The rest of the album draws equally on the Beatles and James Brown, often in the same song. There Is Something in My Heart sets crystalline harmonies to a funk-tinged verse with busy, blippy bass, while You Say You Are My Friend takes a Blues Magoos-style garage rock riff and adds Beatles harmonies and a latin soul beat. I Saw a Tear is basically a soul song, while the two remaining tracks, Ghetto Brothers Power and Got This Happy Feeling (the latter ad-libbed in the studio) work funky vintage JBs-style vamps.

The backstory here is bittersweet. The Ghetto Brothers began as a family gang, albeit one dedicated to peace rather than the violence that plagued their neighborhood. Then as now, gang membership was sometimes a survival mechanism in New York’s more impoverished areas. Much as it’s fraught with knuckleheaded turf battles and senseless antagonism, it can also mean shelter, and security, and community in the face of destitution, eviction, homelessness and harrassment from the police. The Ghetto Brothers earned considerable neighborhood cred by holding a gang summit in an attempt to stop the violence, a gesture more admirable than it was successful.

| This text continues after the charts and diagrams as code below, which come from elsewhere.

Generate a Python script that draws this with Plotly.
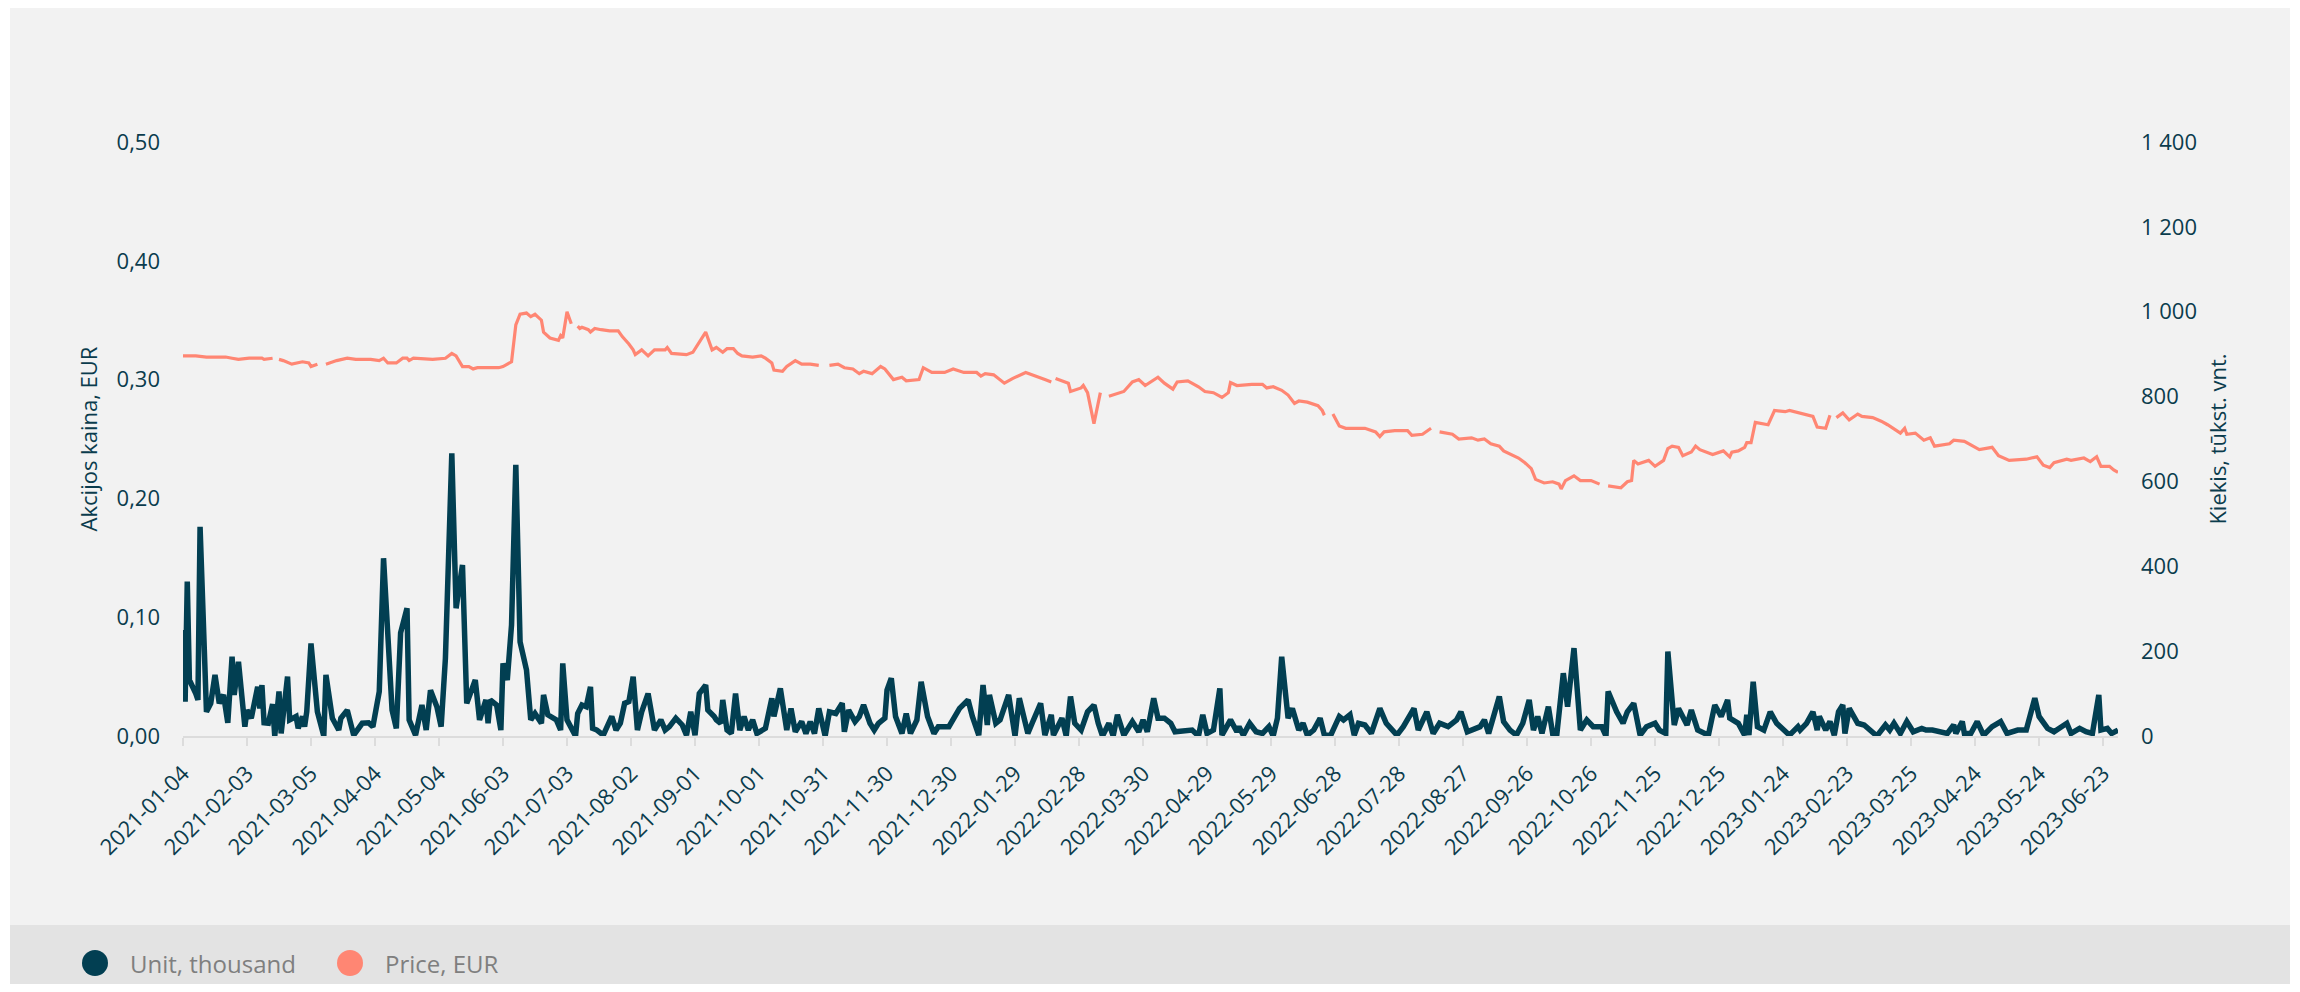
import pandas as pd
import plotly.graph_objects as go

# ---------------- data ----------------
START = "2021-01-04"

# Price, EUR  (day offset from START, value; None = no trade / gap)
price_day = [0, 6, 11, 20, 23, 26, 31, 37, 38, 42, 43, 45, 47, 51, 56, 59, 60, 63, 66, 67,
             72, 77, 81, 88, 92, 94, 96, 100, 103, 105, 106, 108, 117, 123, 126, 128, 131, 134, 136, 138,
             142, 148, 150, 154, 156, 158, 161, 163, 165, 168, 169, 172, 176, 177, 178, 180, 182, 183, 185, 186,
             187, 190, 191, 193, 196, 200, 204, 206, 209, 211, 212, 214, 215, 218, 221, 226, 227, 229, 236, 239,
             243, 245, 248, 250, 253, 255, 258, 260, 262, 267, 271, 273, 276, 277, 281, 283, 287, 290, 294, 298,
             300, 303, 307, 310, 314, 317, 319, 323, 327, 329, 333, 337, 339, 345, 347, 351, 357, 361, 366, 372,
             374, 376, 380, 385, 389, 395, 400, 404, 407, 408, 409, 415, 416, 421, 422, 424, 427, 430, 432, 434,
             441, 445, 448, 451, 457, 460, 464, 466, 471, 476, 479, 483, 487, 490, 491, 494, 501, 506, 508, 511,
             515, 518, 521, 523, 527, 532, 534, 535, 537, 539, 542, 545, 548, 550, 554, 559, 561, 563, 568, 574,
             576, 581, 584, 585, 587, 589, 595, 598, 604, 607, 610, 613, 617, 619, 626, 629, 632, 634, 638, 642,
             645, 646, 648, 652, 655, 660, 664, 666, 668, 674, 677, 679, 680, 682, 687, 690, 694, 696, 698, 701,
             703, 707, 709, 711, 717, 722, 725, 726, 729, 732, 733, 735, 737, 743, 746, 751, 753, 757, 764, 766,
             770, 772, 773, 775, 778, 781, 785, 787, 792, 796, 799, 805, 807, 808, 812, 816, 819, 821, 828, 830,
             835, 842, 848, 851, 856, 864, 869, 872, 875, 877, 883, 885, 891, 894, 897, 899, 903, 905, 907]
price_val = [0.320, 0.320, 0.319, 0.319, 0.318, 0.317, 0.318, 0.318, 0.317, 0.318, None, 0.317, 0.316, 0.313, 0.315, 0.314, 0.311, 0.313, None, 0.313,
             0.316, 0.318, 0.317, 0.317, 0.316, 0.318, 0.314, 0.314, 0.318, 0.318, 0.316, 0.318, 0.317, 0.318, 0.322, 0.320, 0.311, 0.311, 0.309, 0.310,
             0.310, 0.310, 0.311, 0.315, 0.346, 0.355, 0.356, 0.353, 0.355, 0.350, 0.340, 0.335, 0.333, 0.337, 0.335, 0.357, 0.347, None, 0.345, 0.343,
             0.344, 0.342, 0.340, 0.343, 0.342, 0.341, 0.341, 0.336, 0.330, 0.325, 0.321, 0.324, 0.325, 0.320, 0.325, 0.325, 0.327, 0.322, 0.321, 0.323,
             0.335, 0.340, 0.325, 0.327, 0.323, 0.326, 0.326, 0.322, 0.320, 0.319, 0.320, 0.318, 0.314, 0.308, 0.307, 0.311, 0.316, 0.313, 0.313, 0.312,
             None, 0.312, 0.313, 0.310, 0.309, 0.305, 0.307, 0.305, 0.311, 0.309, 0.300, 0.302, 0.299, 0.300, 0.310, 0.306, 0.306, 0.309, 0.306, 0.306,
             0.303, 0.305, 0.304, 0.297, 0.301, 0.306, 0.303, 0.300, 0.298, None, 0.301, 0.297, 0.290, 0.293, 0.295, 0.289, 0.263, 0.289, None, 0.286,
             0.290, 0.298, 0.300, 0.295, 0.302, 0.297, 0.292, 0.298, 0.299, 0.294, 0.290, 0.289, 0.285, 0.289, 0.2975, 0.295, 0.296, 0.296, 0.293, 0.294,
             0.291, 0.287, 0.280, 0.282, 0.281, 0.278, 0.274, 0.270, None, 0.271, 0.261, 0.259, 0.259, 0.2595, 0.259, 0.256, 0.252, 0.256, 0.257, 0.257,
             0.253, 0.254, 0.258, 0.259, None, 0.256, 0.254, 0.250, 0.251, 0.249, 0.250, 0.246, 0.244, 0.240, 0.234, 0.230, 0.225, 0.216, 0.213, 0.214,
             0.212, 0.208, 0.215, 0.219, 0.215, 0.215, 0.212, None, 0.2105, 0.209, 0.214, 0.215, 0.232, 0.229, 0.232, 0.227, 0.232, 0.242, 0.244, 0.243,
             0.236, 0.239, 0.244, 0.241, 0.237, 0.240, 0.235, 0.239, 0.240, 0.243, 0.247, 0.247, 0.264, 0.262, 0.274, 0.273, 0.274, 0.272, 0.269, 0.260,
             0.259, 0.270, None, 0.268, 0.272, 0.266, 0.271, 0.269, 0.268, 0.265, 0.262, 0.255, 0.259, 0.254, 0.255, 0.249, 0.251, 0.244, 0.246, 0.249,
             0.248, 0.241, 0.243, 0.236, 0.232, 0.233, 0.235, 0.228, 0.226, 0.230, 0.233, 0.232, 0.234, 0.231, 0.235, 0.227, 0.227, 0.224, 0.222]

# Unit, thousand (traded volume)
vol_day = [0, 1, 2, 3, 6, 7, 8, 10, 11, 13, 15, 17, 19, 21, 23, 24, 26, 29, 30, 32,
           35, 36, 37, 38, 40, 42, 43, 45, 46, 49, 50, 53, 54, 56, 57, 58, 60, 63, 65, 66,
           67, 70, 73, 74, 77, 79, 80, 84, 87, 89, 92, 94, 96, 98, 100, 102, 105, 106, 109, 112,
           114, 116, 119, 121, 123, 126, 128, 131, 133, 137, 139, 142, 143, 144, 147, 149, 150, 152, 154, 156,
           158, 161, 163, 165, 168, 169, 171, 175, 177, 178, 180, 184, 185, 187, 189, 191, 192, 194, 197, 200,
           201, 203, 205, 207, 209, 211, 213, 215, 218, 221, 224, 226, 228, 231, 234, 236, 238, 240, 242, 245,
           246, 249, 250, 252, 253, 255, 257, 259, 261, 263, 265, 267, 269, 273, 275, 276, 277, 280, 283, 285,
           287, 290, 292, 294, 296, 298, 301, 303, 306, 309, 310, 312, 315, 317, 319, 322, 324, 326, 329, 330,
           332, 334, 337, 339, 341, 344, 346, 349, 352, 354, 359, 364, 368, 370, 373, 375, 377, 378, 381, 383,
           387, 390, 392, 396, 398, 402, 404, 407, 408, 412, 414, 416, 418, 421, 424, 427, 429, 431, 434, 436,
           438, 441, 445, 448, 450, 452, 455, 457, 460, 463, 465, 473, 476, 478, 480, 483, 486, 487, 491, 494,
           495, 497, 500, 503, 506, 509, 511, 513, 515, 518, 520, 523, 525, 527, 530, 533, 535, 538, 542, 544,
           547, 549, 551, 554, 557, 561, 564, 569, 572, 577, 579, 583, 586, 589, 593, 597, 599, 602, 608, 610,
           612, 617, 619, 622, 625, 628, 631, 633, 635, 637, 640, 642, 644, 645, 647, 649, 652, 655, 658, 661,
           665, 667, 668, 672, 675, 677, 680, 683, 686, 690, 692, 695, 696, 699, 701, 705, 707, 710, 715, 718,
           721, 724, 725, 729, 732, 733, 734, 736, 738, 741, 744, 747, 750, 753, 757, 758, 761, 764, 766, 767,
           770, 772, 774, 776, 778, 779, 781, 783, 785, 788, 791, 794, 798, 800, 802, 805, 808, 811, 815, 817,
           820, 824, 827, 830, 831, 834, 835, 838, 841, 844, 848, 852, 855, 860, 864, 868, 870, 874, 877, 883,
           885, 889, 892, 895, 898, 899, 902, 904, 906, 907]
vol_val = [250, 81, 364, 132, 100, 85, 493, 179, 57, 77, 144, 77, 97, 31, 187, 97, 175, 22, 61, 42,
           116, 65, 120, 31, 30, 75, 0, 105, 6, 140, 38, 46, 18, 46, 22, 57, 218, 57, 14, 0,
           144, 42, 14, 42, 61, 14, 2, 30, 31, 22, 105, 419, 250, 61, 18, 243, 301, 38, 2, 73,
           14, 108, 69, 22, 183, 666, 301, 403, 77, 132, 38, 85, 30, 85, 73, 14, 171, 132, 262, 639,
           222, 156, 38, 53, 30, 97, 50, 38, 14, 171, 38, 0, 53, 73, 69, 116, 18, 14, 2, 30,
           46, 14, 30, 77, 81, 140, 14, 57, 100, 14, 38, 14, 22, 42, 26, 2, 57, 2, 100, 120,
           61, 46, 38, 30, 85, 14, 6, 100, 14, 46, 14, 38, 6, 18, 57, 89, 46, 112, 14, 65,
           10, 34, 6, 34, 6, 65, 0, 57, 53, 77, 10, 61, 34, 46, 73, 30, 14, 30, 42, 108,
           136, 46, 6, 53, 6, 38, 128, 46, 6, 22, 22, 65, 85, 46, 2, 120, 26, 97, 30, 38,
           97, 0, 89, 6, 30, 77, 2, 50, 2, 42, 0, 93, 30, 14, 57, 73, 30, 0, 30, 0,
           50, 2, 34, 10, 38, 10, 89, 42, 42, 30, 10, 14, 0, 50, 6, 14, 112, 2, 38, 10,
           22, 2, 30, 10, 6, 22, 0, 42, 187, 42, 65, 14, 30, 2, 14, 42, 2, 2, 46, 38,
           50, 2, 30, 26, 6, 65, 30, 2, 22, 65, 14, 57, 6, 30, 22, 38, 57, 10, 22, 38,
           6, 93, 34, 14, 2, 30, 85, 14, 46, 6, 69, 6, 6, 61, 148, 69, 207, 14, 38, 22,
           22, 0, 105, 57, 30, 57, 77, 2, 22, 30, 14, 6, 199, 26, 65, 26, 61, 14, 2, 73,
           46, 85, 42, 30, 2, 50, 2, 128, 22, 14, 57, 30, 14, 2, 22, 14, 30, 57, 14, 46,
           14, 34, 2, 57, 73, 6, 65, 50, 30, 26, 14, 0, 26, 14, 30, 6, 34, 10, 18, 14,
           14, 10, 6, 26, 6, 34, 6, 6, 34, 2, 22, 34, 6, 14, 14, 89, 46, 18, 10, 30,
           6, 18, 10, 6, 97, 14, 18, 6, 14, 14]

x_ticks_start = "2021-01-04"
x_range = ["2021-01-04", "2023-06-30"]
price_range = [0, 0.5]
vol_range = [0, 1400]
legend_names = ["Unit, thousand", "Price, EUR"]
left_title = "Akcijos kaina, EUR"
right_title = "Kiekis, tūkst. vnt."

# ---------------- style ----------------
VOL_COLOR = "#023F52"
PRICE_COLOR = "#FF8673"
TXT = "#0B3C4D"
FONT = "Open Sans"
CARD = "#F2F2F2"
BAND = "#E3E3E3"

start = pd.Timestamp(START)
price_x = [start + pd.Timedelta(days=d) for d in price_day]
vol_x = [start + pd.Timedelta(days=d) for d in vol_day]

W, H = 2284, 976          # figure size (body has 8px default margin)
L, R, T, B = 175, 174, 134, 248
PW, PH = W - L - R, H - T - B


def px(fx):
    return (fx - L) / PW


def py(fy):
    return (H - B - fy) / PH


fig = go.Figure()
fig.add_trace(go.Scatter(x=vol_x, y=vol_val, name=legend_names[0], mode="lines",
                         line=dict(color=VOL_COLOR, width=5.5), yaxis="y2", showlegend=False))
fig.add_trace(go.Scatter(x=price_x, y=price_val, name=legend_names[1], mode="lines",
                         line=dict(color=PRICE_COLOR, width=3.2), yaxis="y", connectgaps=False,
                         showlegend=False))

shapes = [
    dict(type="rect", xref="paper", yref="paper", x0=px(2), x1=px(2282), y0=py(990), y1=py(-2),
         fillcolor=CARD, line=dict(width=0), layer="below"),
    dict(type="rect", xref="paper", yref="paper", x0=px(2), x1=px(2282), y0=py(990), y1=py(917),
         fillcolor=BAND, line=dict(width=0), layer="below"),
]
annotations = []
legend_pos = [(87, 120), (342, 375)]
for (cx, tx), name, col in zip(legend_pos, legend_names, [VOL_COLOR, PRICE_COLOR]):
    shapes.append(dict(type="circle", xref="paper", yref="paper",
                       xsizemode="pixel", ysizemode="pixel",
                       xanchor=px(cx), yanchor=py(955), x0=-13, x1=13, y0=-13, y1=13,
                       fillcolor=col, line=dict(width=0)))
    annotations.append(dict(xref="paper", yref="paper", x=px(tx), y=py(955), text=name,
                            showarrow=False, xanchor="left", yanchor="middle",
                            font=dict(family=FONT, size=24, color="#7F7F7F")))

fig.update_layout(
    width=W, height=H,
    margin=dict(l=L, r=R, t=T, b=B),
    paper_bgcolor="white",
    plot_bgcolor="rgba(0,0,0,0)",
    separators=", ",
    showlegend=False,
    font=dict(family=FONT, size=22, color=TXT),
    shapes=shapes,
    annotations=annotations,
    xaxis=dict(
        type="date", range=x_range, tick0=x_ticks_start, dtick=30 * 86400000,
        tickformat="%Y-%m-%d", tickangle=-45,
        showgrid=False, zeroline=False,
        showline=True, linecolor="#DCDCDC", linewidth=2,
        ticks="outside", ticklen=8, tickwidth=2, tickcolor="#DCDCDC",
        tickfont=dict(family=FONT, size=22, color=TXT),
        ticklabelstandoff=6,
    ),
    yaxis=dict(
        range=price_range, dtick=0.1, tickformat=".2f",
        showgrid=False, zeroline=False, showline=False, ticks="",
        tickfont=dict(family=FONT, size=22, color=TXT),
        ticklabelstandoff=22,
        title=dict(text=left_title, font=dict(family=FONT, size=22, color=TXT), standoff=12),
    ),
    yaxis2=dict(
        range=vol_range, dtick=200, tickformat=",d", overlaying="y", side="right",
        showgrid=False, zeroline=False, showline=False, ticks="",
        tickfont=dict(family=FONT, size=22, color=TXT),
        ticklabelstandoff=22,
        title=dict(text=right_title, font=dict(family=FONT, size=22, color=TXT), standoff=14),
    ),
)

fig.write_html("out.html")
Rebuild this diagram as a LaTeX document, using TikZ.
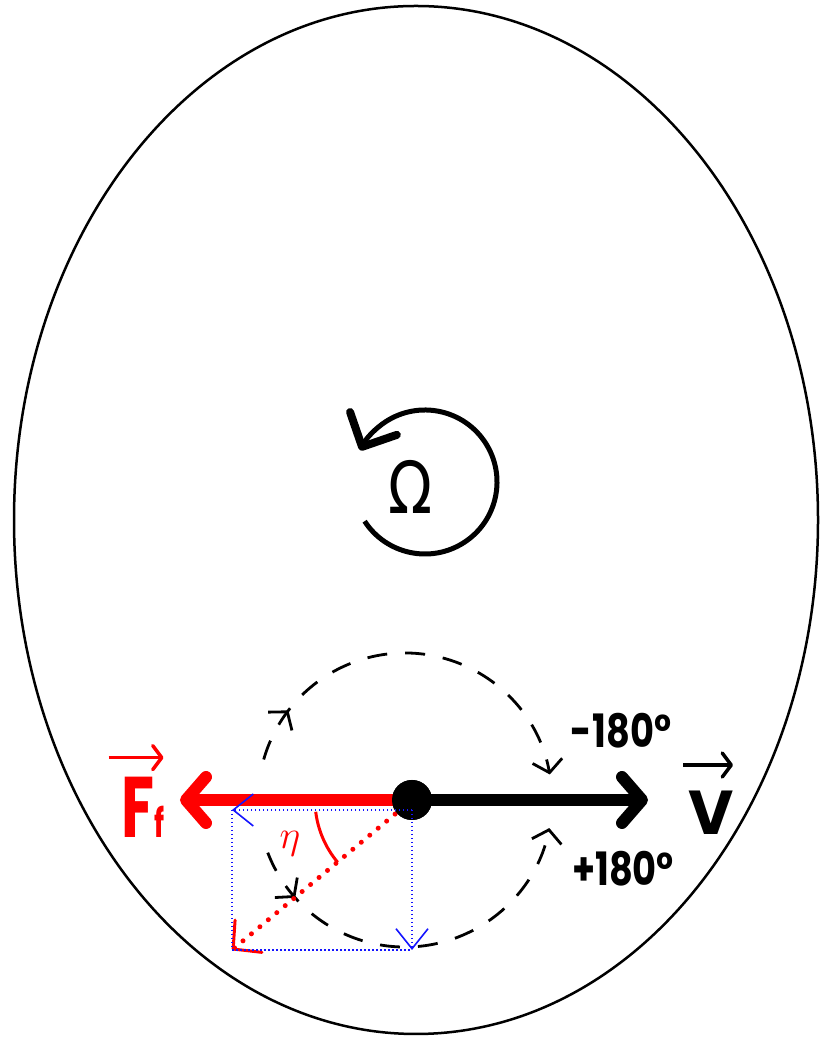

Good as this band was, the Ghetto Brothers arguably never reached the popularity the Melendez brothers had achieved earlier in life – and by 1975, the original unit was finished, Benjy having moved out of the neighborhood while his brother Victor went on to form Nebulus, a reputedly much heavier acid rock project, with Silva. Sadly, Victor didn’t live to see this album reissued, having died in 1995 after a long battle with addiction. But Benjy and Robert would go on to lead another popular Beatles cover project and continue to play Ghetto Brothers songs in a new version of the band, with Benjy’s son Joshua on bass and Robert’s son Hiram on drums, in their new neighborhood just over the Westchester line in Mount Vernon.